Tuesday, July 5, 2011

A piece of me

I'm not sure why, but the Caylee Anthony case has struck such a deep chord in me. That poor little girl went through so much. so much that we will never even know. I know she is in a better place being loved and held by the God I know . Years ago, my father wrote a beautiful poem. He never got to finish it because he lost his fight with cancer, but in such a dark hour, I fully believe it is still true. So, from the deepest part of my heart, where I keep my dad, here are the words from his heart.

You’ll See When You Get Here

Ken Maddox

February 19, 2005

Our Father’s ways are far above what we can understand

And often we may question the working of His hand

But we can trust His faithfulness, we never have to fear

His plans are always for our good. You’ll see when you get here

I don’t know why the Father chose to take me home this way

Before I had a chance to live and grow and run and play

But being in His presence, there’s no sadness and no tears

Everyone here is so happy. You’ll see when you get here.

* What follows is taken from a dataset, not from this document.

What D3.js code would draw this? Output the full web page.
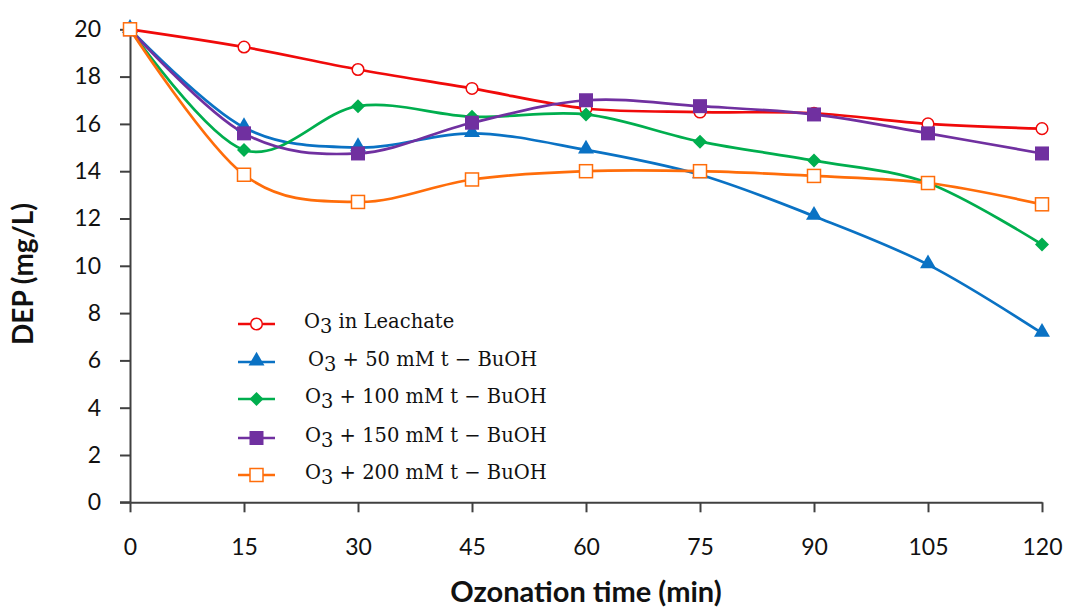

Heaven is so very wonderful, and beautiful to see

It’s great to be with Jesus, and hear Him speak to me

And there’s no pain, and no disease, no anger and no fear

There’s only light, and joy and peace, you’ll see when you get here

And though you may sometimes feel that we’re so very far apart

I know that you will always love me and keep me in your heart

For now that I’m in heaven, I see you all so clear

It’s as if we were together. You’ll see when you get here!

The Father had a place prepared. It was something to behold

A mansion of my very own beside a street of gold

A lot of folks here told me that you all were so dear

And they are waiting for you. You’ll see when you get here.

And you won’t feel the sense of loss that’s hurting you today.

Because eternity will have begun and time will have passed away.

And you and I will be together with all who we hold dear

And we’ll never be apart again. You’ll see when you get here.